Lastly, not knowing which servers are important is a big no-no. We had "glycol everywhere" incidents and serious heatwaves, and all we say is, "we can't cool room down, scale down". Everybody shuts the servers they know they can, even if somebody from the team is on vacation.
> wants to keep track of which systems are important.
I mean obviously? Industry does the same. Probably with automation, tools and tagging during provisioning.
The pet mentality is when you create a beautiful handcrafted spreadsheet showing which services run on the server named "Mjolnir" and which services run on the server named "Valinor". The cattle mentality is when you have the same in a distributed key-value database with UUIDs instead of fancyful server names.

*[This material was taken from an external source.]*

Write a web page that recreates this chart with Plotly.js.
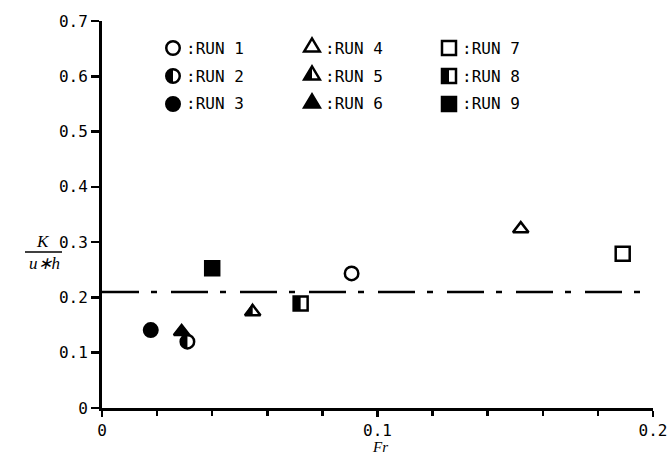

Or the pet mentality is when you prefer to not shut down "Mjolnir" because it has more than 2 years of uptime or some other silly reason like that. (as opposed to not shutting it down because you know that you would loose more money that way than by risking it overheating and having to buy a new one.)
Pets make sense sometimes. I also think there are still plenty of companies, large ones, with important services and data, that just don't operate in a way that allows the data center teams to do this either. I have some experience with both health insurance and life insurance companies for example where "this critical thing #8 that we would go out of business without" stillnloves solely on "this server right here". In university settings you have systems that are owned by a wide array of teams. These organizations aren't ready or even looking to implement a platform model where the underlying hardware can be generic.
Not sure if the goal was just to make an amusing comparison, but these are actually two completely different concerns.
Building your systems so that they don't depend on permanent infrastructure and snowflake configurations is an orthogonal concern from understanding how to shed load in a business-continuity crisis.
Industry: don’t treat your systems like pets.
Author: proudly declares himself Unix herder, wants to keep track of which systems are important.